Streit flammt zwischen beiden Ländern immer wieder über Gaslieferungen auf. Die Ukraine importiert fast ihr gesamtes Gas aus Russland, muss dafür aber einen für die Region beispiellos hohen Preis zahlen. Der Konflikt über Preise und Transitgebühren hat in der Vergangenheit zu Lieferunterbrechungen geführt, die auch die Gasversorgung Europas infrage stellten.
Daheim in Donezk ist unterdessen eingetreten, was viele befürchtet hatten: Mit den „Volksrepubliken“ Donezk und Lugansk sind zwei De-facto-Staaten entstanden, die kürzlich sogar ihre Staatspräsidenten wählen durften und hoffnungslos am Tropf Moskaus dahinsiechen. Aus ukrainischer Sicht brechen damit bis zu 17 Prozent der Wirtschaftsleistung weg, was das Land auf dem Weg nach Europa schwächen und instabil halten wird. War es etwa das, was Kremlchef Putin erreichen wollte? Das glauben viele Beobachter im Westen. Aber auch im Osten muss man zur Kenntnis nehmen, dass die Betriebe in der Region größtenteils stillstehen, die Industrieproduktion um mehr als die Hälfte gegenüber dem Vorjahr gesunken ist.
Donezk hängt an Moskaus Tropf
„Es ist völlig unvorstellbar, dass die Ostukraine in absehbarer Zeit zurück unter Kiewer Kontrolle gerät“, sagt Ökonom Vasily Astrov vom Wiener Institut für Internationale Wirtschaftsvergleiche.
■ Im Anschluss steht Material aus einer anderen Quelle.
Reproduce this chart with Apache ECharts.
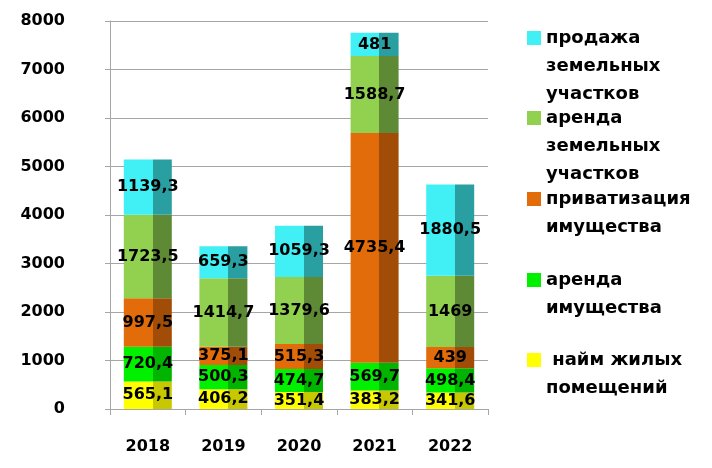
<!DOCTYPE html>
<html>
<head>
<meta charset="utf-8">
<script src="https://cdn.jsdelivr.net/npm/echarts@6/dist/echarts.min.js"></script>
<style>
  html, body { margin: 0; padding: 0; background: #fff; }
  #chart { width: 712px; height: 468px; }
</style>
</head>
<body>
<div id="chart"></div>
<script>
var years = ['2018', '2019', '2020', '2021', '2022']
var najm = [565.1, 406.2, 351.4, 383.2, 341.6]
var arendaIm = [720.4, 500.3, 474.7, 569.7, 498.4]
var privat = [997.5, 375.1, 515.3, 4735.4, 439]
var arendaZem = [1723.5, 1414.7, 1379.6, 1588.7, 1469]
var prodazha = [1139.3, 659.3, 1059.3, 481, 1880.5]
var yTicks = [0, 1000, 2000, 3000, 4000, 5000, 6000, 7000, 8000]

var names = ['найм жилых помещений', 'аренда имущества', 'приватизация имущества', 'аренда земельных участков', 'продажа земельных участков']
var legendText = {
  'продажа земельных участков': 'продажа\nземельных\nучастков',
  'аренда земельных участков': 'аренда\nземельных\nучастков',
  'приватизация имущества': 'приватизация\nимущества',
  'аренда имущества': 'аренда\nимущества',
  'найм жилых помещений': ' найм жилых\nпомещений'
}

var font = 'DejaVu Sans'
var faces = [
  ['#FFFF00', '#C8C800'],
  ['#00F000', '#00B400'],
  ['#E36C0A', '#A24D07'],
  ['#92D050', '#5F8A35'],
  ['#40F0F5', '#2A9FA2']
]

function face(c) {
  return {
    type: 'linear', x: 0, y: 0, x2: 1, y2: 0,
    colorStops: [
      { offset: 0, color: c[0] },
      { offset: 0.6, color: c[0] },
      { offset: 0.6, color: c[1] },
      { offset: 1, color: c[1] }
    ]
  }
}

var myChart = echarts.init(document.getElementById('chart'))

var seriesData = [najm, arendaIm, privat, arendaZem, prodazha]
var series = seriesData.map(function (d, i) {
  return {
    name: names[i],
    type: 'bar',
    stack: 'total',
    barWidth: 48,
    data: d,
    itemStyle: { color: face(faces[i]) },
    label: {
      show: true,
      position: 'inside',
      color: '#000',
      fontFamily: font,
      fontWeight: 'bold',
      fontSize: 16,
      formatter: function (p) { return String(p.value).replace('.', ',') }
    }
  }
})

// legend: one per item, blank lines above so the square sits by the first line
var iconCenters = [360, 280, 199, 118, 38]
var lh = 28
var legends = names.map(function (n, i) {
  var lines = legendText[n].split('\n').length
  var pre = new Array(lines).join('\n')
  return {
    data: [{ name: n, itemStyle: { color: faces[i][0] } }],
    icon: 'rect',
    left: 527,
    top: iconCenters[i] - (2 * lines - 1) * lh / 2,
    padding: 0,
    itemWidth: 14,
    itemHeight: 14,
    selectedMode: false,
    formatter: function (name) { return pre + legendText[name] },
    textStyle: {
      fontFamily: font,
      fontWeight: 'bold',
      fontSize: 18,
      lineHeight: lh,
      color: '#000'
    }
  }
})

var option = {
  animation: false,
  grid: { left: 110, right: 224, top: 21, bottom: 59 },
  legend: legends,
  xAxis: {
    type: 'category',
    data: years,
    axisLine: { lineStyle: { color: '#A6A6A6', width: 1 } },
    axisTick: { show: true, length: 6, lineStyle: { color: '#A6A6A6' } },
    axisLabel: {
      margin: 30,
      color: '#000',
      fontFamily: font,
      fontWeight: 'bold',
      fontSize: 16
    }
  },
  yAxis: {
    type: 'value',
    min: yTicks[0],
    max: yTicks[yTicks.length - 1],
    interval: 1000,
    axisLine: { show: true, lineStyle: { color: '#A6A6A6' } },
    axisTick: { show: true, length: 5, lineStyle: { color: '#A6A6A6' } },
    splitLine: { lineStyle: { color: '#A6A6A6' } },
    axisLabel: {
      margin: 45,
      color: '#000',
      fontFamily: font,
      fontWeight: 'bold',
      fontSize: 16,
      formatter: function (v) { return String(v) }
    }
  },
  series: series
}

myChart.setOption(option)
</script>
</body>
</html>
Auf Jahre hinaus werde das russische Staatsbudget die Hauptquelle für den besetzten Osten der Ukraine sein – erst recht, wenn die Separatisten ihren Traum von einer weiteren Eroberung jenes Landes wahr machen, das sie als „Neu-Russland“ bezeichnen. Die Schäden wären nicht nur für die Ukraine enorm, sondern auch für die Russen: Je größer der Pseudostaat, den der Kreml durchpäppeln muss, desto mehr Geld fehlt im Putin-Reich, das unter dem niedrigen Ölpreis mehr als unter den Sanktionen leidet.